■ WRITTEN TASK:
For this exercise, write out exactly, and only, the lines running from the line that contains "Convert this chart to Bokeh code." through the line that contains "from bokeh.resources import INLINE".

[Records]
* START *

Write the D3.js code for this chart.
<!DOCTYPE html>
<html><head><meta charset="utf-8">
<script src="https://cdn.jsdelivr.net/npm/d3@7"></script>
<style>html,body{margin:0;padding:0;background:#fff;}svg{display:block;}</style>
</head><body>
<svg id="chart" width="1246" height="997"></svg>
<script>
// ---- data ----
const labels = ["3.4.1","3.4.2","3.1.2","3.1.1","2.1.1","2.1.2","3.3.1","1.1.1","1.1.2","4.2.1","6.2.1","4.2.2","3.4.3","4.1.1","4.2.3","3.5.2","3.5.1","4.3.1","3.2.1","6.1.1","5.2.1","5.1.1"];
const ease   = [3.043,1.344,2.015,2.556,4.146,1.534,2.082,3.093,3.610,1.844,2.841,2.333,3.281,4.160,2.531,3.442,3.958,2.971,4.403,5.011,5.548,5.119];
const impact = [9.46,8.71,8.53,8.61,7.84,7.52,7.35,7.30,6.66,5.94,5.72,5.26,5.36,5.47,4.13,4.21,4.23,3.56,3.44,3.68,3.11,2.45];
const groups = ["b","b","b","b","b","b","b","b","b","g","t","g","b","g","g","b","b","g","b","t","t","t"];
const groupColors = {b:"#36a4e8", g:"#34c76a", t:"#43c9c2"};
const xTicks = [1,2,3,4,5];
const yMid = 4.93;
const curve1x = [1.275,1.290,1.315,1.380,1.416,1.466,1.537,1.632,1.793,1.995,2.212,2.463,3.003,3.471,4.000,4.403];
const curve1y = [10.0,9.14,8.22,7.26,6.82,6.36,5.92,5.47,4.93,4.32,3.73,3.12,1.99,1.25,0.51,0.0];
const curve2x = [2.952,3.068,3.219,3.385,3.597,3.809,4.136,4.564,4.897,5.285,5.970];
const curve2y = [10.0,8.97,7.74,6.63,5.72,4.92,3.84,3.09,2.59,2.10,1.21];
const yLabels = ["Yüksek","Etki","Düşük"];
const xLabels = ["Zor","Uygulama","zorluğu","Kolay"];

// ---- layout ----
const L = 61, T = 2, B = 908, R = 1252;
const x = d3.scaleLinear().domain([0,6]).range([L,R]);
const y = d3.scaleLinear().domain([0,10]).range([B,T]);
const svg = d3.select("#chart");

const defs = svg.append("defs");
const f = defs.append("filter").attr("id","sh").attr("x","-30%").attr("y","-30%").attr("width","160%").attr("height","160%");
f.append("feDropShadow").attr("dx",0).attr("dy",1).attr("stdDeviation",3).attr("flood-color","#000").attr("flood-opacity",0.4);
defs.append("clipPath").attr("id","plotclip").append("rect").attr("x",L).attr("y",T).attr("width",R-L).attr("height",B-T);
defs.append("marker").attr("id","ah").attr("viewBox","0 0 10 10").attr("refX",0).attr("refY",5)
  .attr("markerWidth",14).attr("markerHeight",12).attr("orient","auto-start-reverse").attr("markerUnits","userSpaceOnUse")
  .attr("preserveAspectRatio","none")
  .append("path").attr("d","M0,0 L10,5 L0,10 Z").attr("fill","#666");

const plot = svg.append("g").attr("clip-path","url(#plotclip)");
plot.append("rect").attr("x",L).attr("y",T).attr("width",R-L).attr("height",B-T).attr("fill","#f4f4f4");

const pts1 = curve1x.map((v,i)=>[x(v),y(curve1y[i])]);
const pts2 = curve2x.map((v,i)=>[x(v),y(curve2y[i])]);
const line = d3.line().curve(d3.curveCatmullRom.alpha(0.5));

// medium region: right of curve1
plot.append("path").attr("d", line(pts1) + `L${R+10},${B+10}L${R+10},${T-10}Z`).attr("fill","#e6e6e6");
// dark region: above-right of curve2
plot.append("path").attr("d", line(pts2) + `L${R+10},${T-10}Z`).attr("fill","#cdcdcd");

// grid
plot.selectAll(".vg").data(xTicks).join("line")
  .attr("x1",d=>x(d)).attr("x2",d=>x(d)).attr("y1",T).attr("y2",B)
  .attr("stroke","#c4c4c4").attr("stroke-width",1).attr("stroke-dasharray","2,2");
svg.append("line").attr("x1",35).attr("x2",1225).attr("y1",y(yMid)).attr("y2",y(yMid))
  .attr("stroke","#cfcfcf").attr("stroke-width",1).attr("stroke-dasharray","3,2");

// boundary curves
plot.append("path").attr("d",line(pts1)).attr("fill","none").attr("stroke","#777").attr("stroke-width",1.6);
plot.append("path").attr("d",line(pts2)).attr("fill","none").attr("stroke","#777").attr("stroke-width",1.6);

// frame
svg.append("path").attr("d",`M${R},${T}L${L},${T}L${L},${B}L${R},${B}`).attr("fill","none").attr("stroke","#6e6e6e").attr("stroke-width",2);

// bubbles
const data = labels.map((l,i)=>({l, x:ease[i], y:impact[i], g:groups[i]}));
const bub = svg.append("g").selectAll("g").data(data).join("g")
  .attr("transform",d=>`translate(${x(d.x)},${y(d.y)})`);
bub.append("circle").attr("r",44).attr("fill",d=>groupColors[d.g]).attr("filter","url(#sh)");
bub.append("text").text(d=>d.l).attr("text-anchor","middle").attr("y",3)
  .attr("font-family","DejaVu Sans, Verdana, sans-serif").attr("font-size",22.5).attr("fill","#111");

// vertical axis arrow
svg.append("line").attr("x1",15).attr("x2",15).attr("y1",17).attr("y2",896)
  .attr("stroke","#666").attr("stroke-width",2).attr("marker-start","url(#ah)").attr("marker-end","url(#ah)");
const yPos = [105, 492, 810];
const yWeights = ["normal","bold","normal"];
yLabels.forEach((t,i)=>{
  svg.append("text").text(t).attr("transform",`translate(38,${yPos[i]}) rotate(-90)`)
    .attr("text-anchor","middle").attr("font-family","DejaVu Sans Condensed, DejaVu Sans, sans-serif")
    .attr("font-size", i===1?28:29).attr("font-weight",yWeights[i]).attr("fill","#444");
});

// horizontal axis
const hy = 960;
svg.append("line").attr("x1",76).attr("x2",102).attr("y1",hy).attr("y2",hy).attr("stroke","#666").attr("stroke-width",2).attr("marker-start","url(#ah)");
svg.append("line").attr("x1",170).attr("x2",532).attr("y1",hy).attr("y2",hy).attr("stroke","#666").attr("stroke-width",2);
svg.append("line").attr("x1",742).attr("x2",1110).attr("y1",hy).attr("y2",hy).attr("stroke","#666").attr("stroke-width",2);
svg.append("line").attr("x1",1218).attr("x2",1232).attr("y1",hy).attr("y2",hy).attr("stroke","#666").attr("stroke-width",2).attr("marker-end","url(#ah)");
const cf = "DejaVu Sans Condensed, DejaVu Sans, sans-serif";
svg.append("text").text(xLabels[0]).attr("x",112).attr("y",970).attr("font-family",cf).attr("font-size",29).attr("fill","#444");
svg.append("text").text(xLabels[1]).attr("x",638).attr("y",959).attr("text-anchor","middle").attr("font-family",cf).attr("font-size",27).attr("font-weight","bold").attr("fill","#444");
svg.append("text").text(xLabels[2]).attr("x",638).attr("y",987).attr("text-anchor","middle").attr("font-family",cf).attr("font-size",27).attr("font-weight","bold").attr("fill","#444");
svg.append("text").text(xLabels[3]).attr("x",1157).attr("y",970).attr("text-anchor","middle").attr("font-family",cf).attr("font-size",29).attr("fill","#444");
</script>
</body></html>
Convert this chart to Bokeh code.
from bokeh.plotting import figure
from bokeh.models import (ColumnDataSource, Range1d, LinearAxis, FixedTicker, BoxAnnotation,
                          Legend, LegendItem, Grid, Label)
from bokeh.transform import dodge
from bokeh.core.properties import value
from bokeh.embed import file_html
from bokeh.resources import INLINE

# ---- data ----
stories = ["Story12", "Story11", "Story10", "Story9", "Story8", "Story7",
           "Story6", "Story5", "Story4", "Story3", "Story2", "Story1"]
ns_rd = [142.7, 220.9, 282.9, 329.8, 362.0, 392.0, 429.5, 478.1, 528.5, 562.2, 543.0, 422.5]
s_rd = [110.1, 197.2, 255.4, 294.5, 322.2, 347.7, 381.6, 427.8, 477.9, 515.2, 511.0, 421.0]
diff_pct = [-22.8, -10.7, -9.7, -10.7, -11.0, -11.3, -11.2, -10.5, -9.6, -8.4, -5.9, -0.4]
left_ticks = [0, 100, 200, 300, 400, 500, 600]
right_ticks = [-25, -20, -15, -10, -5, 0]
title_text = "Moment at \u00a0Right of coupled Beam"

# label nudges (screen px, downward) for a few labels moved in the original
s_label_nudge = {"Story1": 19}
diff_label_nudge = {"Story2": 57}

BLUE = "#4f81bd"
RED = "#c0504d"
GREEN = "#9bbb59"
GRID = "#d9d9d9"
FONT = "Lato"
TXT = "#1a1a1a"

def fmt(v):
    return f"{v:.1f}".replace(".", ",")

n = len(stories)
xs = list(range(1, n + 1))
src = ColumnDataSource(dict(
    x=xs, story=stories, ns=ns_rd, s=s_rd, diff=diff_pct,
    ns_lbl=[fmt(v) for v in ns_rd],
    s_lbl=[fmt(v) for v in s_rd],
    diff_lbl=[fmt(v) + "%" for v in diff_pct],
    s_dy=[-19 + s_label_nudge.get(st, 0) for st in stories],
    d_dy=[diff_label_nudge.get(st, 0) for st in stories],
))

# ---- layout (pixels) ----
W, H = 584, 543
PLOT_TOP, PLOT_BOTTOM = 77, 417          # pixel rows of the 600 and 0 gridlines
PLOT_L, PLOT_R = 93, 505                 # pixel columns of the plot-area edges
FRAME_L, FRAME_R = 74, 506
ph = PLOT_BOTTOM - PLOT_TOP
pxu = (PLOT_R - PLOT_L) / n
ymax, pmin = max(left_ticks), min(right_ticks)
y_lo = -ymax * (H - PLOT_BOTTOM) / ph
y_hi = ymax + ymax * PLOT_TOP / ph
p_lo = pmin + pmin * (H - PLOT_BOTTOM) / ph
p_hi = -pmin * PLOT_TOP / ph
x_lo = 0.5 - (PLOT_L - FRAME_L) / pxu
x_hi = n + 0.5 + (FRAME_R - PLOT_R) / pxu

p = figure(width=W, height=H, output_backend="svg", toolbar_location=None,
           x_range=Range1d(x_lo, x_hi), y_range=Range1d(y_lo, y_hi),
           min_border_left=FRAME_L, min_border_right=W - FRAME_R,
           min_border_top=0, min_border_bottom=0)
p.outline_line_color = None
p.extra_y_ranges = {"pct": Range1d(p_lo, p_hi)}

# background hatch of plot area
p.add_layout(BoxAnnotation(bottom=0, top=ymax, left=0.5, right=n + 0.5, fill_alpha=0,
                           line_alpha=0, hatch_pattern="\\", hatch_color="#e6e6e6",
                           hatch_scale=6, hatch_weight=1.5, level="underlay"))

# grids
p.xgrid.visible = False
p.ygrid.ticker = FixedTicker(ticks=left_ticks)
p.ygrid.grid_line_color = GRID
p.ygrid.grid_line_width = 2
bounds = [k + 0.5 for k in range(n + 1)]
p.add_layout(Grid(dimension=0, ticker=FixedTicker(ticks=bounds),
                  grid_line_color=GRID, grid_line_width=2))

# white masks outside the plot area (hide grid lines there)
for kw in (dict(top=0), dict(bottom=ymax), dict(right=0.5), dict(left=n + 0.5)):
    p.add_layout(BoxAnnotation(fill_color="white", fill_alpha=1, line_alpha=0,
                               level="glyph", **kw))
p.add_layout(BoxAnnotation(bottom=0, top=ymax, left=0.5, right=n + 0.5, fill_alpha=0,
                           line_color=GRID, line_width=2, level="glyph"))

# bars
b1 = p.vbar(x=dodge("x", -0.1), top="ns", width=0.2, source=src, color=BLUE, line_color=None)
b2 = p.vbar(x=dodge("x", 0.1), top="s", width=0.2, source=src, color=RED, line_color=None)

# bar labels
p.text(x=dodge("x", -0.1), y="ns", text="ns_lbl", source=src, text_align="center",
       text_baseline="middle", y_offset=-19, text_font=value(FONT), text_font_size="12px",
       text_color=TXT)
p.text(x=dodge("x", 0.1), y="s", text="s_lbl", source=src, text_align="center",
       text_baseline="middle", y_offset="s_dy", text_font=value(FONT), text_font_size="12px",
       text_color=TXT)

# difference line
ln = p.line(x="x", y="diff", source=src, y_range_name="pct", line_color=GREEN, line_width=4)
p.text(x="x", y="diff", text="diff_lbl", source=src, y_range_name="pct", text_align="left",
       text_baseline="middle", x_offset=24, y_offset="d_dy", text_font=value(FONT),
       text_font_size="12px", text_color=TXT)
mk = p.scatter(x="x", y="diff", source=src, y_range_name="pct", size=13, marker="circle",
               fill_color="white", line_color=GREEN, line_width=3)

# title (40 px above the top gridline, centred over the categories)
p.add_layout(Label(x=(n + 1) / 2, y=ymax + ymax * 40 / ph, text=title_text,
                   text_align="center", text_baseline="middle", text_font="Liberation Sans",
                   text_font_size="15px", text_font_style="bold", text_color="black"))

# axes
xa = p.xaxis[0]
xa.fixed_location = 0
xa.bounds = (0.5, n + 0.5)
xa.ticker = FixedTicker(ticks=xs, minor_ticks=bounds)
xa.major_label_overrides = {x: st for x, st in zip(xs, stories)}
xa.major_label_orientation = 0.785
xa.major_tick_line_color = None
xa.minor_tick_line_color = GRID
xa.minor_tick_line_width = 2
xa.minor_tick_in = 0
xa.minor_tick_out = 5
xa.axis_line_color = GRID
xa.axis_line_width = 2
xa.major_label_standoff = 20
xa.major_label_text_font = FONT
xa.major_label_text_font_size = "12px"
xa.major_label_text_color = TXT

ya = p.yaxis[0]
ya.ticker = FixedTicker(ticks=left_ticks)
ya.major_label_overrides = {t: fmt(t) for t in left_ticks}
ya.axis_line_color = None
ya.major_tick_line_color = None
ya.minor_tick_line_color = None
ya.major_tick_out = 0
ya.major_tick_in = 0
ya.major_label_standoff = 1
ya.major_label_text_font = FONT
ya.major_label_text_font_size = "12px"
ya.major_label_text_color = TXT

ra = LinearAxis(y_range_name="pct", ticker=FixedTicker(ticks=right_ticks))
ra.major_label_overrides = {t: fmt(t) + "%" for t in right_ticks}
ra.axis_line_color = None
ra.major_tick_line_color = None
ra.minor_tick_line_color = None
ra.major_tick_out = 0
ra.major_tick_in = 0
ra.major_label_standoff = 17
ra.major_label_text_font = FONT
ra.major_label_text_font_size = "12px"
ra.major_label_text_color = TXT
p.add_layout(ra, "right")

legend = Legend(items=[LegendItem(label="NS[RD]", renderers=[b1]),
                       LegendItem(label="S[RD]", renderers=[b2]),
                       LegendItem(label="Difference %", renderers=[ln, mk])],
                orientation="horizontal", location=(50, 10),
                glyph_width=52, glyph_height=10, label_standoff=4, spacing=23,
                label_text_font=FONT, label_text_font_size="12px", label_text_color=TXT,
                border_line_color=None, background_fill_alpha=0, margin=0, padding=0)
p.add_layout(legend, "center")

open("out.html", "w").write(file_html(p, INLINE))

* END *

■ OUTPUT:
Convert this chart to Bokeh code.
from bokeh.plotting import figure
from bokeh.models import (ColumnDataSource, Range1d, LinearAxis, FixedTicker, BoxAnnotation,
                          Legend, LegendItem, Grid, Label)
from bokeh.transform import dodge
from bokeh.core.properties import value
from bokeh.embed import file_html
from bokeh.resources import INLINE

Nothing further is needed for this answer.